Jumping to optimizations too early: Candidates sometimes start talking about CDN caching before they've explained the basic read/write flow. Always establish the baseline first.
Using offset-based pagination: This one comes up more often than you'd expect. If you say offset, expect a follow-up that exposes its limitations.

How to Talk Through This in an Interview#

Here's the exact phrasing I coach candidates to use:

Opening the design:

"Before I start drawing, let me clarify the requirements. Are we optimizing for read-heavy or write-heavy workloads? What's the expected object size distribution? Do we need strong consistency, or is eventual consistency acceptable for reads?"

Introducing partitioning:

"To handle this at scale, I'd partition blobs across nodes using a hash of the blob key. This gives us uniform distribution and avoids the hotspot problem you'd get with sequential keys."

Explaining metadata separation:

"One important design decision is separating the control plane from the data plane. Metadata — things like blob location, size, and checksum — lives in a fast, consistent store like Cassandra or a distributed KV. The actual binary data lives on storage nodes optimized for high throughput. This separation lets us optimize each layer independently."

Handling the follow-up on failures:

"If a storage node fails, our health check service detects it within seconds. We then trigger background re-replication — any blobs that were on that node get copied to healthy nodes to restore our target replication factor of 3."
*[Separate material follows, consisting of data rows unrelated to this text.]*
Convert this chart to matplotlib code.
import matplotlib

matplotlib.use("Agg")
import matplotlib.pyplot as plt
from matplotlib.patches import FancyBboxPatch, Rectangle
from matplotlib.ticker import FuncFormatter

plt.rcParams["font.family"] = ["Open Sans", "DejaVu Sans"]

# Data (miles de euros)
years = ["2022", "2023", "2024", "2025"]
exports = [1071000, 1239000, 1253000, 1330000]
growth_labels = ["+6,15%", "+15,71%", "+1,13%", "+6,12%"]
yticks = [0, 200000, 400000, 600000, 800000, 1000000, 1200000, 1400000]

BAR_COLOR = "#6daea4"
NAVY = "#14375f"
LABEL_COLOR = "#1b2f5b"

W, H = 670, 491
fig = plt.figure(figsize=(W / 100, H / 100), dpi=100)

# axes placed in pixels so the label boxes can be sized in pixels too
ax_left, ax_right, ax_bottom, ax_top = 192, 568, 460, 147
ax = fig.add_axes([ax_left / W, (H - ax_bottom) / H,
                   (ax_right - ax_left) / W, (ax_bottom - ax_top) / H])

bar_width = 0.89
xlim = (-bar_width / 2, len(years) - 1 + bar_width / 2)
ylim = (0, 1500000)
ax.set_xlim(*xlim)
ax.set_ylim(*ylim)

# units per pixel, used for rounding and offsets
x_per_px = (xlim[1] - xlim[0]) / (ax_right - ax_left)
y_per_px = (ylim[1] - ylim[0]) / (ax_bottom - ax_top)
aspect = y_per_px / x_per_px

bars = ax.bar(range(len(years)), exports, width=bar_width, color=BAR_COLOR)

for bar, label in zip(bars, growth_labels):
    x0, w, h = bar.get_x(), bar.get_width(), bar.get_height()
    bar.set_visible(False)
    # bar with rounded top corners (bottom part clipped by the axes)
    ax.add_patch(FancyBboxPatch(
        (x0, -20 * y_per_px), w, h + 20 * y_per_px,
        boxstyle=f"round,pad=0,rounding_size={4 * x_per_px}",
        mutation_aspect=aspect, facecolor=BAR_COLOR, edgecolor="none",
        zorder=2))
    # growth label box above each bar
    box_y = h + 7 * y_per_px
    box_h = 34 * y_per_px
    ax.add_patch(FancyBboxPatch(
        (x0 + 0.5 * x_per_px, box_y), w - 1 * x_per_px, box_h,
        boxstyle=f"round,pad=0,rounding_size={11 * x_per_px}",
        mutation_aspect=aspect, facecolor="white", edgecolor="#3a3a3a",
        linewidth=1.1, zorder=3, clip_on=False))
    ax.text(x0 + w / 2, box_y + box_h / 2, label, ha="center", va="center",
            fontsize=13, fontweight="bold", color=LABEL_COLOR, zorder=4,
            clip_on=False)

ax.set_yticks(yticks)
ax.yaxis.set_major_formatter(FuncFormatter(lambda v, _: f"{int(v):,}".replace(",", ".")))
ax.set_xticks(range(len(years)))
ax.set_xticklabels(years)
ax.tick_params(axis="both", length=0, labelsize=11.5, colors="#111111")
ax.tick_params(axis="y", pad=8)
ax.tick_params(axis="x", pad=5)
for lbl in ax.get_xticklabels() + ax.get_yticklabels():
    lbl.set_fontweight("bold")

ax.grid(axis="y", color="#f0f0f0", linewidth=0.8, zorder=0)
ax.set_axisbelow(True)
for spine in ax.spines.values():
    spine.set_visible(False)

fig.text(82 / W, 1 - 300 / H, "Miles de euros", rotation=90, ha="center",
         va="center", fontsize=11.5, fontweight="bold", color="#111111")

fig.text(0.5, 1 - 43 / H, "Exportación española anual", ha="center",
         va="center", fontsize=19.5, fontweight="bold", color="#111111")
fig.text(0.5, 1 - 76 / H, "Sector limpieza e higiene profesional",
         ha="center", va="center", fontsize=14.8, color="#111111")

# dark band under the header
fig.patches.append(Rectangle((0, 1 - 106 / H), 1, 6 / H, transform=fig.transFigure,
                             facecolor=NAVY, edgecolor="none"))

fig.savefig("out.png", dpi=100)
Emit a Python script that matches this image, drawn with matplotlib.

Follow-Up Questions to Prepare For#

The interviewer will almost certainly ask at least one of these:

"How would you handle a hotspot on one partition?" → Random key prefix, consistent hashing with virtual nodes
"How do you ensure no data is lost if the primary node crashes mid-write?" → Write-ahead log, quorum writes, checksum verification
"How would you support versioning?" → Store version as part of the blob key or metadata, keep old versions until explicitly deleted or TTL expires
"What consistency model does your system provide?" → Be ready to discuss read-after-write consistency and how it relates to your replication strategy
"How would you implement signed URLs for temporary public access?" → Generate a time-limited HMAC token that encodes the blob key and expiry; the frontend server validates the signature before serving

Red Flags to Avoid#

These are the things that make interviewers quietly move a candidate to the "no" pile:

Saying "just use S3" without explaining what S3 is doing under the hood
Designing without ever asking clarifying questions
Mentioning replication only when prompted — bring it up proactively
Saying "we can always scale horizontally" without explaining how
Getting defensive when the interviewer pokes a hole in your design — they're testing your adaptability, not trying to trick you

Key Takeaways#

Here's what to burn into memory before your interview:

Partition key ≠ blob ID: The key identifies; the partition key locates. Always explain both.
Separate metadata from data: Control plane (metadata service) and data plane (storage nodes) are optimized differently. This is a senior-level insight.
Replication is non-negotiable: 3 copies, across failure domains, with a write quorum. Mention it proactively — don't wait to be asked.
Multipart upload for large files: Chunked, parallelizable, and retry-safe. Required for any file over ~100MB.
Continuation tokens over offsets: Always. For any listing operation at scale.
Layered rate limiting: Edge, frontend, and storage node — not a single global limiter.
Start simple, then scale: Establish the baseline design first. Add CDN, caching, and background workers as enhancements. Never reverse this order.

Nail these seven points and you'll be in the top 10% of candidates on this question. The interviewer doesn't expect you to design the next S3 from scratch — they expect you to reason clearly about scale, tradeoffs, and failure. That's exactly what this framework gives you.